2 jittery crooks get little but grandmother's wrath

April 27, 1993|By Knight-Ridder Newspapers

PEMBROKE PINES, Fla. -- Two jittery robbers armed with semiautomatic handguns burst into a Pembroke Pines house full of children.

All they got was a safe full of pennies, some doll jewelry and Christmas decorations -- and the scolding of their lives from a protective grandmother.

The men posed as flower deliverymen with daisies for Patricia Marshall's daughter.

But when Ms. Marshall opened the door of her home, one of the men pointed a gun in her face. They forced her inside, ordering her and her five grandchildren to be quiet.

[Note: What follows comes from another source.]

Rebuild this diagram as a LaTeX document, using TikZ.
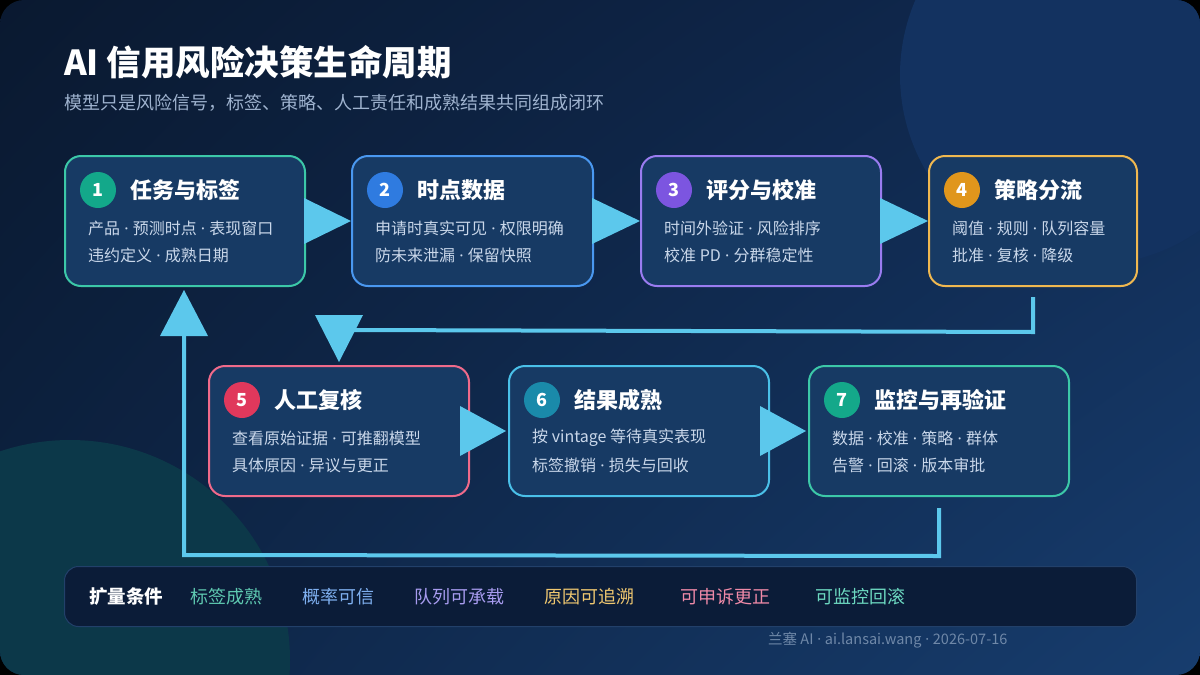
\documentclass[tikz,border=0pt]{standalone}
\usepackage{fontspec}
\setmainfont{Noto Sans CJK SC}
\newfontfamily\dotfont{Noto Sans}
\newcommand\md{{\dotfont\ ·\ }}
\usetikzlibrary{calc,shadings}
\definecolor{bgA}{HTML}{0A1930}
\definecolor{bgB}{HTML}{102A52}
\definecolor{bgC}{HTML}{0D2343}
\definecolor{bgD}{HTML}{173D6E}
\definecolor{circTR}{HTML}{133260}
\definecolor{circBL}{HTML}{0C3849}
\definecolor{boxfill}{HTML}{173A64}
\definecolor{bodytext}{HTML}{C9D7EA}
\definecolor{subtext}{HTML}{9FB3CF}
\definecolor{flow}{HTML}{5CC8EC}
\definecolor{bdA}{HTML}{3CC8A8}
\definecolor{bdB}{HTML}{4A98F0}
\definecolor{bdC}{HTML}{9A7CF0}
\definecolor{bdD}{HTML}{F0B850}
\definecolor{bdE}{HTML}{F06A8A}
\definecolor{bdF}{HTML}{4AC0E8}
\definecolor{bdG}{HTML}{3CC8A8}
\definecolor{bgeA}{HTML}{13A88A}
\definecolor{bgeB}{HTML}{2F7BE0}
\definecolor{bgeC}{HTML}{7C55E0}
\definecolor{bgeD}{HTML}{E0961C}
\definecolor{bgeE}{HTML}{E0385C}
\definecolor{bgeF}{HTML}{1A8AAA}
\definecolor{bgeG}{HTML}{14A88A}
\definecolor{barfill}{HTML}{0B1C38}
\definecolor{barline}{HTML}{22406A}
\definecolor{kA}{HTML}{5EC8B0}
\definecolor{kB}{HTML}{7FB0F0}
\definecolor{kC}{HTML}{A89CF0}
\definecolor{kD}{HTML}{F0C870}
\definecolor{kE}{HTML}{F08AA8}
\definecolor{kF}{HTML}{6CD8C0}
\definecolor{foot}{HTML}{6F88A8}
\tikzset{
  stagebox/.style={rectangle, rounded corners=16pt, line width=2pt, fill=boxfill,
    minimum height=130pt, anchor=north west, inner sep=0pt},
  badge/.style={circle, minimum size=36pt, inner sep=0pt, text=white,
    font=\bfseries\fontsize{18}{18}\selectfont},
  btitle/.style={anchor=west, text=white, inner sep=0pt,
    font=\bfseries\fontsize{22}{24}\selectfont},
  bbody/.style={anchor=west, text=bodytext, inner sep=0pt,
    font=\fontsize{16}{18}\selectfont},
  tri/.style={fill=flow},
  flowline/.style={draw=flow, line width=4pt},
  cond/.style={anchor=west, inner sep=0pt, font=\fontsize{18}{20}\selectfont},
}
\begin{document}
\begin{tikzpicture}[x=1pt,y=-1pt]
\useasboundingbox (0,0) rectangle (1200,675);
\fill[black] (0,0) rectangle (1200,675);
\begin{scope}
  \clip[rounded corners=24pt] (0,0) rectangle (1200,675);
  \shade[upper left=bgA, upper right=bgB, lower left=bgC, lower right=bgD] (0,0) rectangle (1200,675);
  \fill[circTR] (1090,75) circle (190pt);
  \fill[circBL] (70,660) circle (220pt);
\end{scope}

% title
\node[anchor=west, inner sep=0pt, text=white, font=\bfseries\fontsize{34.5}{38}\selectfont] (title) at (64,62) {AI 信用风险决策生命周期};
\node[anchor=west, inner sep=0pt, text=subtext, font=\fontsize{18}{22}\selectfont] (subtitle) at (64,103) {模型只是风险信号，标签、策略、人工责任和成熟结果共同组成闭环};

% row 1 boxes
\node[stagebox, draw=bdA, minimum width=240pt] (b1) at (64,155) {};
\node[stagebox, draw=bdB, minimum width=241pt] (b2) at (351,155) {};
\node[stagebox, draw=bdC, minimum width=240pt] (b3) at (640,155) {};
\node[stagebox, draw=bdD, minimum width=208pt] (b4) at (928,155) {};
% row 2 boxes
\node[stagebox, draw=bdE, minimum width=260pt] (b5) at (208,365) {};
\node[stagebox, draw=bdF, minimum width=260pt] (b6) at (508,365) {};
\node[stagebox, draw=bdG, minimum width=260pt] (b7) at (808,365) {};

% contents
\node[badge, fill=bgeA] (n1) at ($(b1.north west)+(34,35)$) {1};
\node[btitle] (t1) at ($(b1.north west)+(66,35)$) {任务与标签};
\node[bbody] (p1a) at ($(b1.north west)+(24,73)$) {产品\md 预测时点\md 表现窗口};
\node[bbody] (p1b) at ($(b1.north west)+(24,100)$) {违约定义\md 成熟日期};

\node[badge, fill=bgeB] (n2) at ($(b2.north west)+(34,35)$) {2};
\node[btitle] (t2) at ($(b2.north west)+(66,35)$) {时点数据};
\node[bbody] (p2a) at ($(b2.north west)+(24,73)$) {申请时真实可见\md 权限明确};
\node[bbody] (p2b) at ($(b2.north west)+(24,100)$) {防未来泄漏\md 保留快照};

\node[badge, fill=bgeC] (n3) at ($(b3.north west)+(34,35)$) {3};
\node[btitle] (t3) at ($(b3.north west)+(66,35)$) {评分与校准};
\node[bbody] (p3a) at ($(b3.north west)+(24,73)$) {时间外验证\md 风险排序};
\node[bbody] (p3b) at ($(b3.north west)+(24,100)$) {校准 PD\md 分群稳定性};

\node[badge, fill=bgeD] (n4) at ($(b4.north west)+(34,35)$) {4};
\node[btitle] (t4) at ($(b4.north west)+(66,35)$) {策略分流};
\node[bbody] (p4a) at ($(b4.north west)+(24,73)$) {阈值\md 规则\md 队列容量};
\node[bbody] (p4b) at ($(b4.north west)+(24,100)$) {批准\md 复核\md 降级};

\node[badge, fill=bgeE] (n5) at ($(b5.north west)+(34,35)$) {5};
\node[btitle] (t5) at ($(b5.north west)+(66,35)$) {人工复核};
\node[bbody] (p5a) at ($(b5.north west)+(24,73)$) {查看原始证据\md 可推翻模型};
\node[bbody] (p5b) at ($(b5.north west)+(24,100)$) {具体原因\md 异议与更正};

\node[badge, fill=bgeF] (n6) at ($(b6.north west)+(34,35)$) {6};
\node[btitle] (t6) at ($(b6.north west)+(66,35)$) {结果成熟};
\node[bbody] (p6a) at ($(b6.north west)+(24,73)$) {按 vintage 等待真实表现};
\node[bbody] (p6b) at ($(b6.north west)+(24,100)$) {标签撤销\md 损失与回收};

\node[badge, fill=bgeG] (n7) at ($(b7.north west)+(34,35)$) {7};
\node[btitle] (t7) at ($(b7.north west)+(66,35)$) {监控与再验证};
\node[bbody] (p7a) at ($(b7.north west)+(24,73)$) {数据\md 校准\md 策略\md 群体};
\node[bbody] (p7b) at ($(b7.north west)+(24,100)$) {告警\md 回滚\md 版本审批};

% forward arrows row 1
\fill[tri] ($(b1.east)+(-2,-23)$) -- ($(b1.east)+(-2,23)$) -- (b2.west) -- cycle;
\fill[tri] ($(b2.east)+(-2,-23)$) -- ($(b2.east)+(-2,23)$) -- (b3.west) -- cycle;
\fill[tri] ($(b3.east)+(-2,-23)$) -- ($(b3.east)+(-2,23)$) -- (b4.west) -- cycle;
% forward arrows row 2
\fill[tri] ($(b5.east)+(-10,-25)$) -- ($(b5.east)+(-10,25)$) -- ($(b6.west)+(-2,0)$) -- cycle;
\fill[tri] ($(b6.east)+(-10,-25)$) -- ($(b6.east)+(-10,25)$) -- ($(b7.west)+(-2,0)$) -- cycle;

% return from 4 to 5
\coordinate (r1) at ($(b4.south)+(0,10)$);
\coordinate (r2) at ($(b4.south)+(0,45)$);
\coordinate (r3) at ($(b5.north)+(14,-35)$);
\draw[flowline] (r1) -- (r2) -- (r3);
\fill[tri] ($(b5.north)+(-24,-50)$) -- ($(b5.north)+(24,-50)$) -- ($(b5.north)+(0,-3)$) -- cycle;

% return from 7 to 1
\coordinate (s1) at ($(b7.south)+(0,11)$);
\coordinate (s2) at ($(b7.south)+(0,59)$);
\coordinate (s3) at ($(b1.south)+(-1,268)$);
\coordinate (s4) at ($(b1.south)+(-1,46)$);
\draw[flowline] (s1) -- (s2) -- (s3) -- (s4);
\fill[tri] ($(b1.south)+(-25,49)$) -- ($(b1.south)+(23,49)$) -- ($(b1.south)+(-1,3)$) -- cycle;

% bottom bar
\node[rectangle, rounded corners=14pt, fill=barfill, draw=barline, line width=1pt,
  minimum width=1072pt, minimum height=60pt, anchor=north west, inner sep=0pt] (bar) at (64,566) {};
\node[cond, text=white, font=\bfseries\fontsize{18.5}{20}\selectfont] (c0) at (89,597) {扩量条件};
\node[cond, text=kA] (c1) at (190,597) {标签成熟};
\node[cond, text=kB] (c2) at (302,597) {概率可信};
\node[cond, text=kC] (c3) at (414,597) {队列可承载};
\node[cond, text=kD] (c4) at (544,597) {原因可追溯};
\node[cond, text=kE] (c5) at (680,597) {可申诉更正};
\node[cond, text=kF] (c6) at (815,597) {可监控回滚};

\node[anchor=west, inner sep=0pt, text=foot, font=\fontsize{14.5}{16}\selectfont] (footer) at (768,640) {兰塞 AI\md ai.lansai.wang\md 2026-07-16};
\end{tikzpicture}
\end{document}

Ms. Marshall doesn't take orders well.

"He pushed me so I pushed him back," said Ms. Marshall, 63, a slight, gray-haired woman.

"I said you're a poor robber. You're more nervous than I am; you're shaking like a leaf. Is this your first time?"

She continued to nag the robbers as some of her grandchildren cried and the men searched the house and demanded her safe.

She demanded identification, kept making fun of the nervous twitch of one robber whose leg trembled, and pointed out their mistakes -- telling them they should have worn masks and gloves.

Some of her grandchildren tried to restrain her.

"I was real scared because my grandmother just wouldn't shut up," said Crystal Chamberlain, 11, of Pembroke Pines.

The robbers searched the house haphazardly looking for jewelry, but they failed to take the gold chains some of the girls were wearing.

Then they used duct tape to tie up the legs and hands of Ms. Marshall and four of the children, including Crystal, her sister Tiffany, 12, their friend Jessica Pennington, 13, and their cousin Kevin Lutz, 6, all of Pembroke Pines.

They left the youngest child, Lauren Lutz, 3, untied. None was hurt, and untied themselves immediately and called police.

Hours after the robbery, when her children surrounded her and told her how lucky she'd been to escape harm, Ms. Marshall was unapologetic.

"They made me mad as hell," was her simple explanation.